Moribonde et inaudible depuis le début de la crise du Covid-19, particulièrement bien négociée par les autorités de Libreville, l’opposition gabonaise tente de se refaire une santé à l’occasion du projet de loi constitutionnelle. Pour elle, l’enjeu est moins politique que médiatique. Explications.
Minée par des querelles internes, l’opposition gabonaise tente de se refaire une santé et de créer un semblant d’unité après l’adoption vendredi du projet de loi constitutionnelle.
Un projet qui, comme l’a précisé hier lors d’une conférence de presse, le porte-parole de la Présidence gabonaise, Jessye Ella Ekogha, contient en réalité plusieurs avancées, que ce soit en matière de vacance du pouvoir ou de responsabilité pénale du président de la République.
Mais comme souvent au Gabon, l’opposition, dans un réflexe très pavlovien, ne regarde pas le projet sur le fond. Peu importe en réalité si celui-ci contient des avancées. Non, ce qu’elle conteste, c’est tout simplement le principe. La majorité fait une proposition. L’opposition s’oppose. Point.
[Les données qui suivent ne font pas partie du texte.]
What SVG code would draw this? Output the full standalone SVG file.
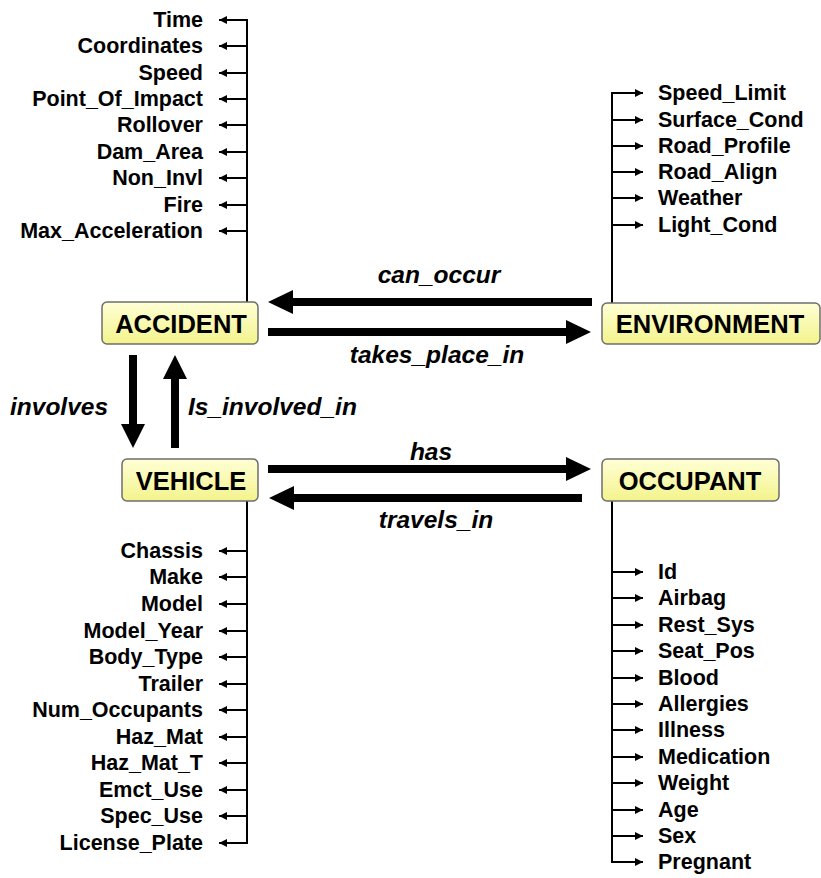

Le véritable objectif pour l’opposition n’est pas le retrait du texte
Pour cette opposition affaiblie, c’est une question de posture mais également une opportunité de rebondir. Rebondir non politiquement mais médiatiquement. Son objectif est en effet non pas de faire plier le gouvernement et d’obtenir le retrait du texte. Elle sait pertinemment qu’elle en est incapable. Non, son but est de faire le buzz, de profiter de la fenêtre médiatique qui lui est offerte pour faire entendre sa voix, elle qui est inaudible depuis de long mois.
Car politiquement, l’affaire est pliée. Le projet de loi constitutionnelle, pour être adoptée, sera soumis au Congrès, c’est à dire à la réunion de l’Assemblée nationale et du Sénat. Or, l’opposition y est très minoritaire. La faute à une série d’erreurs stratégiques.
D’une part, une frange d’entre elle a choisi de boycotter les dernières élections législatives d’octobre 2018. C’est le cas de la CNR réunie autour de Jean Ping. Résultat : seuls une vingtaine de candidats de l’opposition sont parvenus à se faire élire députés.
D’autre part, le reste de l’opposition qui a choisi de participer au scrutin (Les Démocrates de Guy Nzouba-Ndama, le RPG d’Alexandre Barro-Chambrier, l’UN de Zacharie Myboto…) a fait une bien mauvaise campagne. Plutôt que de présenter son propre projet et d’orienter celui-ci sur les préoccupations quotidiennes des Gabonais (emploi, pouvoir d’achat, santé, éducation, transports…), elle a choisi de faire une campagne négative, pariant sur le rejet du parti majoritaire. Résultat : ce fut une Berezina. Le PDG a remporté haut la main le scrutin. Avec ses alliés, le parti majoritaire a raflé plus de 120 sièges sur 143.
L’enjeu pour l’opposition n’est pas politique mais médiatique
Idem aux élections locales, dont les dernières ont été organisées en même temps que les législatives d’octobre 2018. Et comme les sénateurs sont désignés par les élus locaux, l’opposition, du fait de son boycott ou de sa mauvaise stratégie de campagne, se retrouve, tout comme à l’Assemblée nationale, très minoritaire au Sénat. Sur les 102 sièges encore occupés à la chambre haute (avant l’entrée en vigueur de la réforme de février 2019, consécutive au dialogue d’Angondjé, qui en ramènera le nombre à 52), le PDG en détient 81 et une dizaine de plus en comptant ses alliés.
Le projet de loi constitutionnelle est donc pour l’opposition l’occasion de montrer qu’elle existe encore. Mais seulement sur le plan médiatique. « C’est la stratégie du faible », comme l’explique un politologue. Car sur le plan politique, l’affaire est déjà pliée. Et elle aura beau multiplié les conférences de presse, les appels, les tweets et les postes, voire les pétitions, cela n’y changera rien. Le projet de loi constitutionnelle sera in fine adopté. L’opposition, dans son ensemble, le sait.